One interesting idea in Kevin Kelly’s *What Technology Wants* is that technologies undergo a life cycle where they are at first specialized and poorly designed (they just don’t effing work right) and progress to the point where they are ubiquitous.

I am reminded of that by this article on cat models (via Jim Lynch):

Speakers at several recent insurance conferences stressed the need for property insurers and reinsurers to develop their own independent views of catastrophe risk, rather than outsourcing their risk views to third-party vendors. But they differed on exactly how to get to there.

While experts observed that reinsurers and insurers are increasingly using multiple models to inform their views of cat risks (with the smallest insurers enlisting the help of reinsurance brokers to accomplish this), Peter Nakada, managing director of RMS, a Newark, Calif.-based firm, suggested that a multi-parameter view is preferable to a multi-model view…

“Pick one of the giant simulation things and then force the modeling firms to give you the secret sauce from inside the models,” he advised, suggesting that users can then select “multiple points of view on the parameters that run the model” to develop a range of estimates.

Nakada is fighting a serious rearguard action here. RMS overreached with their last update and modeled claims costs skyrocketed. Instead of recanting on their update (unthinkable), they instead downplay the importance of their technical view of the risk. And they’re right. But I wonder if they realize how much pushing the commoditization of their black box will fundamentally change their business.

Kelly would phrase it like this: what happens when open sourced cat models are ubiquitous? How does that affect the industry?

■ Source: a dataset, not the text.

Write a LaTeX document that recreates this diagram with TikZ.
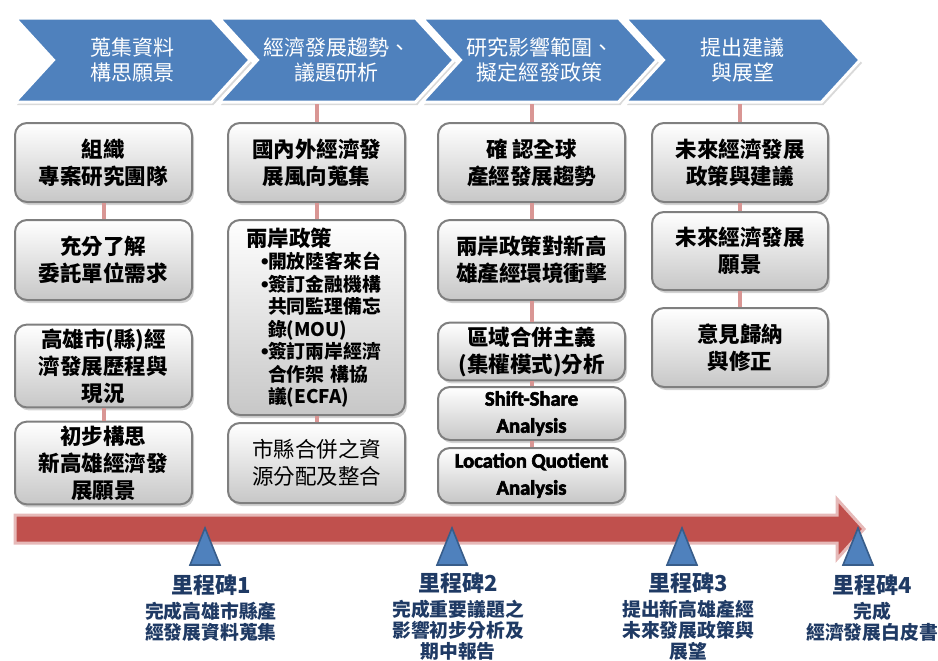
\documentclass[tikz,border=0pt]{standalone}
\usepackage{fontspec}
\setmainfont{Noto Sans CJK TC}
\newfontfamily\calib{Carlito}[FakeBold=3]
\newfontfamily\sym{DejaVu Sans}
\usetikzlibrary{shapes.symbols,shadows}
\definecolor{chev}{HTML}{4F81BD}
\definecolor{chevline}{HTML}{385D8A}
\definecolor{linkred}{HTML}{D99694}
\definecolor{bar}{HTML}{C0504D}
\definecolor{barline}{HTML}{E6B9B8}
\definecolor{stonetext}{HTML}{1F3A64}
\definecolor{boxline}{HTML}{7F7F7F}
\newcommand{\dotitem}{\hspace*{6.5pt}\makebox[4.5pt][l]{\sym\fontsize{9}{9}\selectfont •}}
\newcommand{\engtext}[1]{{\calib\fontsize{10.3}{12.5}\selectfont #1}}
\begin{document}
\begin{tikzpicture}[x=0.5pt,y=-0.5pt,
	phase/.style={shape=signal,signal from=west,signal to=east,signal pointer angle=95,minimum width=117.5pt,minimum height=42pt,inner sep=0pt,fill=chev,draw=white,line width=1.5pt,text=white,align=center,font=\fontsize{10.5}{12.5}\selectfont,drop shadow={opacity=0.3,shadow xshift=1pt,shadow yshift=-1.5pt}},
	task/.style={draw=boxline,line width=1pt,rounded corners=6pt,top color=white,bottom color=black!22,inner sep=2pt,align=center,font=\fontsize{10.75}{13.5}\selectfont\bfseries,drop shadow={opacity=0.35,shadow xshift=1pt,shadow yshift=-1.5pt}},
	wide/.style={minimum width=88.5pt},
	link/.style={draw=linkred,line width=2pt},
	milestone/.style={fill=chev,draw=chevline,line width=0.8pt},
	stone/.style={anchor=north,inner sep=0pt,text width=80pt,align=center,text=stonetext,font=\fontsize{9.4}{10.5}\selectfont\bfseries}]
		\useasboundingbox (0,0) rectangle (938,660);
		\node[phase] (phase1) at (132.5,60) {蒐集資料\\構思願景};
		\node[phase] (phase2) at (336.5,60) {經濟發展趨勢、\\議題研析};
		\node[phase] (phase3) at (539.5,60) {研究影響範圍、\\擬定經發政策};
		\node[phase] (phase4) at (742.5,60) {提出建議\\與展望};
		\coordinate (top2) at (316.5,104);
		\coordinate (top3) at (531.5,104);
		\coordinate (top4) at (740,104);
		
		\node[task,wide,minimum height=39.5pt] (team) at (103.5,162.5) {組織\\專案研究團隊};
		\node[task,wide,minimum height=40pt] (needs) at (103.5,260) {充分了解\\委託單位需求};
		\node[task,wide,minimum height=41pt] (history) at (103.5,366) {高雄市(縣)經\\濟發展歷程與\\現況};
		\node[task,wide,minimum height=40pt] (vision) at (103.5,463) {初步構思\\新高雄經濟發\\展願景};
		
		\node[task,wide,minimum height=39.5pt] (trend) at (316.5,162.5) {國內外經濟發\\展風向蒐集};
		\node[task,wide,minimum height=97.5pt,inner xsep=9pt,text width=70.5pt,align=left,font=\fontsize{9.4}{11.25}\selectfont\bfseries] (strait) at (316.5,317.5) {{\fontsize{10.75}{13}\selectfont 兩岸政策}\\
			\dotitem 開放陸客來台\\
			\dotitem 簽訂金融機構\\
			\hspace*{11pt}共同監理備忘\\
			\hspace*{11pt}錄(MOU)\\
			\dotitem 簽訂兩岸經濟\\
			\hspace*{11pt}合作架 構協\\
			\hspace*{11pt}議(ECFA)};
		\node[task,wide,minimum height=40pt,font=\fontsize{10.75}{13.5}\selectfont\mdseries] (merge) at (316.5,463) {市縣合併之資\\源分配及整合};
		
		\node[task,minimum width=93.5pt,minimum height=39.5pt] (global) at (531.5,162.5) {確 認全球\\產經發展趨勢};
		\node[task,minimum width=93.5pt,minimum height=40pt] (impact) at (531.5,260) {兩岸政策對新高\\雄產經環境衝擊};
		\node[task,minimum width=93.5pt,minimum height=26.5pt] (region) at (531.5,351.5) {區域合併主義\\(集權模式)分析};
		\node[task,minimum width=93.5pt,minimum height=26.5pt] (shift) at (531.5,413.5) {\engtext{Shift-Share}\\\engtext{Analysis}};
		\node[task,minimum width=93.5pt,minimum height=27.5pt] (lq) at (531.5,475.5) {\engtext{Location Quotient}\\\engtext{Analysis}};
		
		\node[task,minimum width=88pt,minimum height=39.5pt] (policy) at (740,162.5) {未來經濟發展\\政策與建議};
		\node[task,minimum width=88pt,minimum height=39pt] (future) at (740,251) {未來經濟發展\\願景};
		\node[task,minimum width=88pt,minimum height=39.5pt] (review) at (740,347.5) {意見歸納\\與修正};
		
		\draw[link] (team) -- (needs);
		\draw[link] (history) -- (vision);
		\draw[link] (top2) -- (trend);
		\draw[link] (trend) -- (strait);
		\draw[link] (strait) -- (merge);
		\draw[link] (top3) -- (global);
		\draw[link] (global) -- (impact);
		\draw[link] (impact) -- (region);
		\draw[link] (region) -- (shift);
		\draw[link] (shift) -- (lq);
		\draw[link] (top4) -- (policy);
		\draw[link] (policy) -- (future);
		\draw[link] (future) -- (review);
		
		\filldraw[fill=bar,draw=barline,line width=1.5pt] (15,515) -- (837,515) -- (837,499) -- (864,529) -- (837,559) -- (837,543) -- (15,543) -- cycle;
		\filldraw[milestone] (205,528) -- (220,565) -- (190,565) -- cycle;
		\filldraw[milestone] (452,528) -- (467,565) -- (437,565) -- cycle;
		\filldraw[milestone] (682,528) -- (697,565) -- (667,565) -- cycle;
		\filldraw[milestone] (858,528) -- (873,565) -- (843,565) -- cycle;
		\node[stone] (m1) at (211,574) {{\fontsize{11}{13}\selectfont 里程碑1}\\[2pt]完成高雄市縣產\\經發展資料蒐集};
		\node[stone] (m2) at (458,572) {{\fontsize{11}{13}\selectfont 里程碑2}\\[2pt]完成重要議題之\\影響初步分析及\\期中報告};
		\node[stone] (m3) at (688,572) {{\fontsize{11}{13}\selectfont 里程碑3}\\[2pt]提出新高雄產經\\未來發展政策與\\展望};
		\node[stone] (m4) at (872,574) {{\fontsize{11}{13}\selectfont 里程碑4}\\[2pt]完成\\經濟發展白皮書};
		\end{tikzpicture}
\end{document}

The day may well come when the ‘secret sauce’ of the cat models goes open source and the state of the art is free to all. In that world RMS goes from R&D shop to industry consultant. They’ll provide outsourced analysis and data cleaning services.

They’ll fight like rabid dogs to avoid the billable hour revenue model, since nobody gets rich in businesses that don’t scale, so they’ll need products. Maybe they’ll look to compete with ISO and offer some kind of master database of property values in the US, who knows.

Their heyday, though, is perhaps ending.